— DATASET EXCERPT —
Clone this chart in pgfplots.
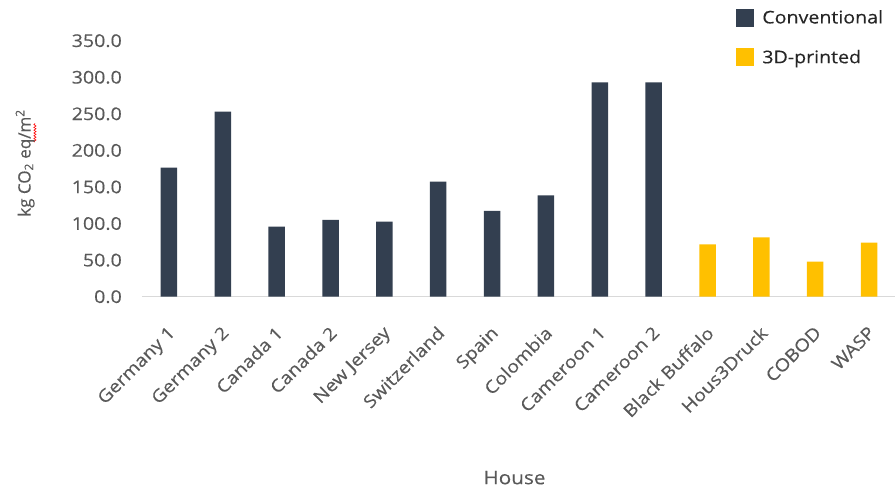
\documentclass[border=0pt]{standalone}
\usepackage{pgfplots}
\pgfplotsset{compat=1.18}
\usepackage{fontspec}
\setmainfont{Open Sans}[FakeStretch=1.12, FakeBold=0.3]
\newfontfamily\uprightlabel{Open Sans}[FakeBold=0.3]
\usetikzlibrary{decorations.pathmorphing}

\definecolor{conv}{HTML}{333F50}
\definecolor{printed}{HTML}{FFC000}
\definecolor{txt}{HTML}{595959}
\definecolor{baseline}{HTML}{D9D9D9}

\begin{document}
\begin{tikzpicture}
\useasboundingbox (0,0) rectangle (895pt,492pt);
\begin{axis}[
  at={(142pt,195.3pt)}, anchor=south west,
  scale only axis, width=754pt, height=256pt,
  ybar, bar width=16.5pt, bar shift=0pt,
  xmin=-0.5, xmax=13.5, ymin=0, ymax=350,
  xtick={0,...,13},
  xticklabels={Germany 1,Germany 2,Canada 1,Canada 2,New Jersey,Switzerland,Spain,Colombia,Cameroon 1,Cameroon 2,Black Buffalo,Hous3Druck,COBOD,WASP},
  ytick={0,50,...,350},
  /pgf/number format/assume math mode=true,
  yticklabel={\pgfmathprintnumber[fixed,fixed zerofill,precision=1]{\tick}},
  major tick length=0pt,
  axis lines*=left,
  x axis line style={draw=baseline, line width=0.8pt},
  y axis line style={draw=none},
  ticklabel style={font=\fontsize{17.5}{20}\selectfont, text=txt},
  yticklabel style={anchor=east, inner sep=0pt, xshift=-20pt},
  xticklabel style={inner sep=0pt, xshift=-2pt, yshift=-28pt, rotate=45, anchor=north east},
  xlabel={House},
  xlabel style={at={(axis description cs:0.494,-0.707)}, anchor=center, font=\fontsize{18.5}{22}\selectfont, text=txt},
  ylabel={kg CO\textsubscript{2} eq/m\textsuperscript{2}},
  ylabel style={at={(axis description cs:-0.155,0.522)}, anchor=center, rotate=0, font=\uprightlabel\fontsize{17}{20}\selectfont, text=txt},
  legend style={
    at={(axis description cs:0.788,1.128)}, anchor=north west,
    draw=none, fill=none, inner sep=0pt,
    font=\fontsize{17.5}{21}\selectfont, text=black!85,
    row sep=21pt,
    /tikz/every odd column/.append style={column sep=6pt},
  },
  legend cell align=left,
  legend image code/.code={\fill[#1] (0pt,-9pt) rectangle (18pt,9pt);},
  clip=false,
]
% conventional houses
\addplot[fill=conv, draw=none] coordinates {
  (0,176.4) (1,253.0) (2,95.7) (3,104.9) (4,102.6)
  (5,157.3) (6,117.2) (7,138.6) (8,293.1) (9,293.1)
};
\addlegendentry{Conventional}
% 3D-printed houses
\addplot[fill=printed, draw=none] coordinates {
  (10,71.6) (11,81.2) (12,47.9) (13,73.8)
};
\addlegendentry{3D-printed}
% spell-check underline beneath "eq"
\draw[red, line width=0.6pt, decorate, decoration={zigzag, amplitude=1.1pt, segment length=2.8pt}]
  (axis description cs:-0.142,0.604) -- (axis description cs:-0.142,0.678);
\end{axis}
\end{tikzpicture}
\end{document}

— WHAT IS EXPECTED —
Copy out all of the data word for word. Do not carry over any picture.

— FULL ANSWER —
Clone this chart in pgfplots.
\documentclass[border=0pt]{standalone}
\usepackage{pgfplots}
\pgfplotsset{compat=1.18}
\usepackage{fontspec}
\setmainfont{Open Sans}[FakeStretch=1.12, FakeBold=0.3]
\newfontfamily\uprightlabel{Open Sans}[FakeBold=0.3]
\usetikzlibrary{decorations.pathmorphing}

\definecolor{conv}{HTML}{333F50}
\definecolor{printed}{HTML}{FFC000}
\definecolor{txt}{HTML}{595959}
\definecolor{baseline}{HTML}{D9D9D9}

\begin{document}
\begin{tikzpicture}
\useasboundingbox (0,0) rectangle (895pt,492pt);
\begin{axis}[
  at={(142pt,195.3pt)}, anchor=south west,
  scale only axis, width=754pt, height=256pt,
  ybar, bar width=16.5pt, bar shift=0pt,
  xmin=-0.5, xmax=13.5, ymin=0, ymax=350,
  xtick={0,...,13},
  xticklabels={Germany 1,Germany 2,Canada 1,Canada 2,New Jersey,Switzerland,Spain,Colombia,Cameroon 1,Cameroon 2,Black Buffalo,Hous3Druck,COBOD,WASP},
  ytick={0,50,...,350},
  /pgf/number format/assume math mode=true,
  yticklabel={\pgfmathprintnumber[fixed,fixed zerofill,precision=1]{\tick}},
  major tick length=0pt,
  axis lines*=left,
  x axis line style={draw=baseline, line width=0.8pt},
  y axis line style={draw=none},
  ticklabel style={font=\fontsize{17.5}{20}\selectfont, text=txt},
  yticklabel style={anchor=east, inner sep=0pt, xshift=-20pt},
  xticklabel style={inner sep=0pt, xshift=-2pt, yshift=-28pt, rotate=45, anchor=north east},
  xlabel={House},
  xlabel style={at={(axis description cs:0.494,-0.707)}, anchor=center, font=\fontsize{18.5}{22}\selectfont, text=txt},
  ylabel={kg CO\textsubscript{2} eq/m\textsuperscript{2}},
  ylabel style={at={(axis description cs:-0.155,0.522)}, anchor=center, rotate=0, font=\uprightlabel\fontsize{17}{20}\selectfont, text=txt},
  legend style={
    at={(axis description cs:0.788,1.128)}, anchor=north west,
    draw=none, fill=none, inner sep=0pt,
    font=\fontsize{17.5}{21}\selectfont, text=black!85,
    row sep=21pt,
    /tikz/every odd column/.append style={column sep=6pt},
  },
  legend cell align=left,
  legend image code/.code={\fill[#1] (0pt,-9pt) rectangle (18pt,9pt);},
  clip=false,
]
% conventional houses
\addplot[fill=conv, draw=none] coordinates {
  (0,176.4) (1,253.0) (2,95.7) (3,104.9) (4,102.6)
  (5,157.3) (6,117.2) (7,138.6) (8,293.1) (9,293.1)
};
\addlegendentry{Conventional}
% 3D-printed houses
\addplot[fill=printed, draw=none] coordinates {
  (10,71.6) (11,81.2) (12,47.9) (13,73.8)
};
\addlegendentry{3D-printed}
% spell-check underline beneath "eq"
\draw[red, line width=0.6pt, decorate, decoration={zigzag, amplitude=1.1pt, segment length=2.8pt}]
  (axis description cs:-0.142,0.604) -- (axis description cs:-0.142,0.678);
\end{axis}
\end{tikzpicture}
\end{document}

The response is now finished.